Texto: João Baptista Herkenhoff
Ninguém sabe
por quanto tempo ainda estará nesta vida terrena. Para que o mundo avance é
preciso que a experiência dos mais velhos seja transmitida aos mais jovens.
Estes colhem o que foi plantado e cultivam as sementes, aprimorando-as.
A obrigação
de transmitir às gerações seguintes as rotas palmilhadas abrange todas as
profissões, desde a de carpinteiro até a de médico, professor ou juiz.
Ainda no
início de sua carreira (1966), na Comarca de São José do Calçado (ES), o idoso,
ora depoente, determinou a matrícula compulsória de crianças na escola, mais
para pressionar os Poderes Públicos, que deveriam providenciar as vagas, do que
os pais. A medida gerou um aumento de 35% nas matrículas.
Com apoio da
comunidade, promoveu uma “Campanha da Cidadania Ampla” (1966-1970), consistindo
em registro civil de pessoas que não eram registradas, casamento civil,
carteira de trabalho, correção de prenomes grafados erroneamente etc.
Ainda em
Calçado concedeu direito de trabalho externo a presos. Com apoio de líderes
locais criou a Associação de Assistência aos Presos “Dona Mulatinha” que
mantinha uma escola primária, facilitava o trabalho dos presos e ajudava o
ex-preso no retorno à vida social.
Recusou-se a mandar os presos para cumprir pena na Capital, como era
legalmente previsto na época (1966). Argumentou que provocar o rompimento dos
vínculos do preso com a família inviabilizava qualquer possibilidade de
ressocialização. Um dos presos beneficiados por trabalho externo fugiu,
justamente na semana em que o juiz comparecia a órgão disciplinar da
magistratura para explicar as “concessões”. Antes que fosse julgado pela
“transgressão”, o fugitivo apresentou-se para ser recolhido, o que possibilitou
que não fosse de água abaixo a política humanitária que estava sendo
desenvolvida.
Trinta e
quatro anos após sua “insubmissão”, a ONU aprovou recomendação para que o preso
nunca fosse afastado do “distrito da culpa”.

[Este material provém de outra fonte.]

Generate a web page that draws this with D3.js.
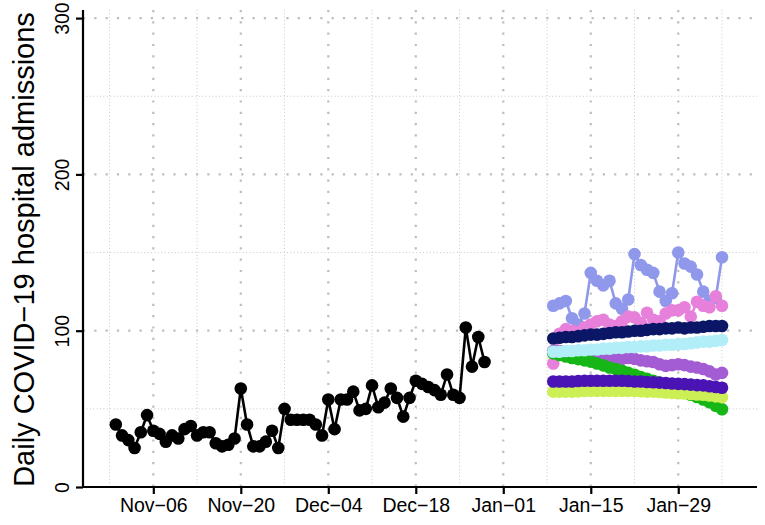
<!DOCTYPE html>
<html><head><meta charset="utf-8">
<script src="https://cdn.jsdelivr.net/npm/d3@7"></script>
<style>body{margin:0;background:#fff}svg{display:block}text{font-family:"Liberation Sans",Arial,Helvetica,sans-serif}</style>
</head><body><svg id="c" width="765" height="525"></svg>
<script>
// ---- data ----
const observedStart = "2020-10-31";
const observed = [40,33,30,25,35,46,36,34,29,33,31,37,39,33,35,35,28,26,27,31,63,40,26,26,29,36,25,50,43,43,43,43,40,33,56,37,56,56,61,49,50,65,51,54,63,57,45,57,68,66,64,62,59,72,59,57,102,77,96,80];

const forecastStart = "2021-01-09";
const fcPeriwinkle = [116,117.5,119,108,104,111,137,132,129,132,117.5,114,120,149,142,139,137,125,119,124,150,143,141,136,125,119,121,147];
const fcOrchid = [79,98,101,100,99,102,104,106,107,104,103,106,109,108.5,105,111.5,107,106,111,113,113,115,109,118.5,116,115,122,116];
const fcPurple = [87,87,86.5,86.5,86,86,86,85,84,83,82,82,82.5,82,81,80.5,80,78.5,77.5,78,78.5,78,77,76.5,75.5,74,72,73];
const fcGreen = [85.5,84.5,83.5,82.5,81.8,81,80.2,79,77.8,76.5,75.5,74.4,73,71.8,70.4,69.2,68,66.6,65,63.6,62,60.5,59,57.6,56,54.2,52,49.7];
const fcYellowGreen = [61,61,61,61,61.2,61.5,61.5,61.5,61.5,61.5,61.5,61.5,61.5,61.5,61.3,61,61,60.8,60.5,60.2,60,59.8,59.5,59.2,59,58.5,58,57.5];
const fcIndigo = [67.5,67.5,67.5,67.5,67.8,68,68,68,68,68,68,68,67.8,67.5,67.5,67.2,67,66.8,66.5,66.2,66,65.8,65.5,65.2,65,64.5,64,63.5];
const fcCyan = [86.5,86.5,87,87,87.5,87.5,88,88,88.5,88.5,89,89,89.5,89.5,90,90,90.5,90.5,91,91,91.5,91.5,92,92.5,93,93,93.5,94];
const fcNavy = [95,95.5,96,96,96.5,97,97.5,97.5,98,98.5,99,99,99.5,100,100,100.5,101,101,101.5,101.5,102,101.5,102,102,102.5,103,103,103];

const seriesNames = ["periwinkle","orchid","purple","green","yellowgreen","indigo","cyan","navy"];
const seriesColors = ["#8F98EA","#E680DA","#A35CD3","#17B617","#CCEF55","#4A13B4","#B2EEF8","#0B1766"];
const seriesValues = [fcPeriwinkle,fcOrchid,fcPurple,fcGreen,fcYellowGreen,fcIndigo,fcCyan,fcNavy];

const xTickDates = ["2020-11-06","2020-11-20","2020-12-04","2020-12-18","2021-01-01","2021-01-15","2021-01-29"];
const xTickLabels = ["Nov\u221206","Nov\u221220","Dec\u221204","Dec\u221218","Jan\u221201","Jan\u221215","Jan\u221229"];
const xMinorDates = ["2020-10-30","2020-11-13","2020-11-27","2020-12-11","2020-12-25","2021-01-08","2021-01-22","2021-02-05"];
const yTicks = [0,100,200,300];
const yTickLabels = ["0","100","200","300"];
const yMinor = [50,150,250];
const yTitle = "Daily COVID\u221219 hospital admissions";

// ---- helpers ----
const DAY = 864e5;
const parse = s => new Date(s + "T00:00:00Z");
const addDays = (s, n) => new Date(parse(s).getTime() + n * DAY);

const svg = d3.select("#c");
const pL = 83, pR = 757, pB = 487, pT = 10;

const x = d3.scaleUtc()
  .domain([addDays("2020-11-06", -11.25), addDays("2020-11-06", 96.6)])
  .range([pL, pR]);
const y = d3.scaleLinear().domain([0, 300]).range([pB, 18.1]);

// grid
const g = svg.append("g");
g.selectAll(".hmin").data(yMinor).join("line")
  .attr("x1", pL).attr("x2", pR).attr("y1", d => y(d)).attr("y2", d => y(d))
  .attr("stroke", "#c9c9c9").attr("stroke-width", 1).attr("stroke-dasharray", "1 2.4");
g.selectAll(".vmin").data(xMinorDates).join("line")
  .attr("x1", d => x(parse(d))).attr("x2", d => x(parse(d))).attr("y1", pT).attr("y2", pB)
  .attr("stroke", "#c9c9c9").attr("stroke-width", 1).attr("stroke-dasharray", "1 2.4");
g.selectAll(".hmaj").data(yTicks).join("line")
  .attr("x1", pL).attr("x2", pR).attr("y1", d => y(d)).attr("y2", d => y(d))
  .attr("stroke", "#bdbdbd").attr("stroke-width", 2.2).attr("stroke-dasharray", "2.2 9.1");
g.selectAll(".vmaj").data(xTickDates).join("line")
  .attr("x1", d => x(parse(d))).attr("x2", d => x(parse(d))).attr("y1", pT).attr("y2", pB)
  .attr("stroke", "#bdbdbd").attr("stroke-width", 2.2).attr("stroke-dasharray", "2.2 9.1");

// forecast series
const line = d3.line().x(d => x(d.date)).y(d => y(d.v));
seriesValues.forEach((vals, i) => {
  const data = vals.map((v, k) => ({ date: addDays(forecastStart, k), v }));
  const s = svg.append("g").attr("class", seriesNames[i]);
  s.append("path").datum(data).attr("d", line).attr("fill", "none")
    .attr("stroke", seriesColors[i]).attr("stroke-width", 2.6);
  s.selectAll("circle").data(data).join("circle")
    .attr("cx", d => x(d.date)).attr("cy", d => y(d.v)).attr("r", 6.3).attr("fill", seriesColors[i]);
});

// observed
const obs = observed.map((v, k) => ({ date: addDays(observedStart, k), v }));
svg.append("path").datum(obs).attr("d", line).attr("fill", "none")
  .attr("stroke", "#000").attr("stroke-width", 2.6);
svg.append("g").selectAll("circle").data(obs).join("circle")
  .attr("cx", d => x(d.date)).attr("cy", d => y(d.v)).attr("r", 6.3).attr("fill", "#000");

// axes
const xAxis = d3.axisBottom(x).tickValues(xTickDates.map(parse))
  .tickFormat((d, i) => xTickLabels[i]).tickSize(7).tickPadding(4);
const xa = svg.append("g").attr("transform", `translate(0,${pB})`).call(xAxis);
xa.select(".domain").attr("d", `M${pL},0H${pR}`).attr("stroke-width", 2.2);
xa.selectAll(".tick line").attr("stroke-width", 2.2);
xa.selectAll("text").attr("font-size", 19.5).attr("fill", "#000");

const yAxis = d3.axisLeft(y).tickValues(yTicks).tickFormat((d, i) => yTickLabels[i]).tickSize(7).tickPadding(0);
const ya = svg.append("g").attr("transform", `translate(${pL},0)`).call(yAxis);
ya.select(".domain").attr("d", `M0,${pB}V${pT}`).attr("stroke-width", 2.2);
ya.selectAll(".tick line").attr("stroke-width", 2.2);
ya.selectAll(".tick text").attr("font-size", 19.5).attr("fill", "#000")
  .attr("x", null).attr("dy", null)
  .attr("text-anchor", "middle")
  .attr("transform", "translate(-14,0) rotate(-90)");

svg.append("text").attr("transform", `translate(34,${(pB + 12) / 2 }) rotate(-90)`)
  .attr("text-anchor", "middle").attr("font-size", 29).attr("fill", "#000").text(yTitle);
</script></body></html>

Durante sua judicatura na comarca, o índice de reincidência criminal foi
de zero por cento.
Apresentou
moção em congresso nacional de magistrados (Goiânia, 1975), pedindo a volta do
“estado de direito”, a convocação de uma Assembleia Nacional Constituinte e a
“anistia ampla, geral e irrestrita”, moção que foi rejeitada mas que teve o
apoio de um grupo de colegas. Naquele momento da vida brasileira, o mais alto
tribunal do país era o Superior Tribunal Militar. À frente dos Ministros desse
tribunal, defendeu referida moção.
Por
atividades que eram inovadoras, sem que pretendesse ser profeta, teve a
incompreensão de superiores. Retém estes fatos na memória e os torna públicos
porque a História não se pode perder. Mas não guarda na alma qualquer mágoa ou
rancor.
João Baptista
Herkenhoff, 79 anos, é juiz de Direito aposentado (ES), professor e escritor.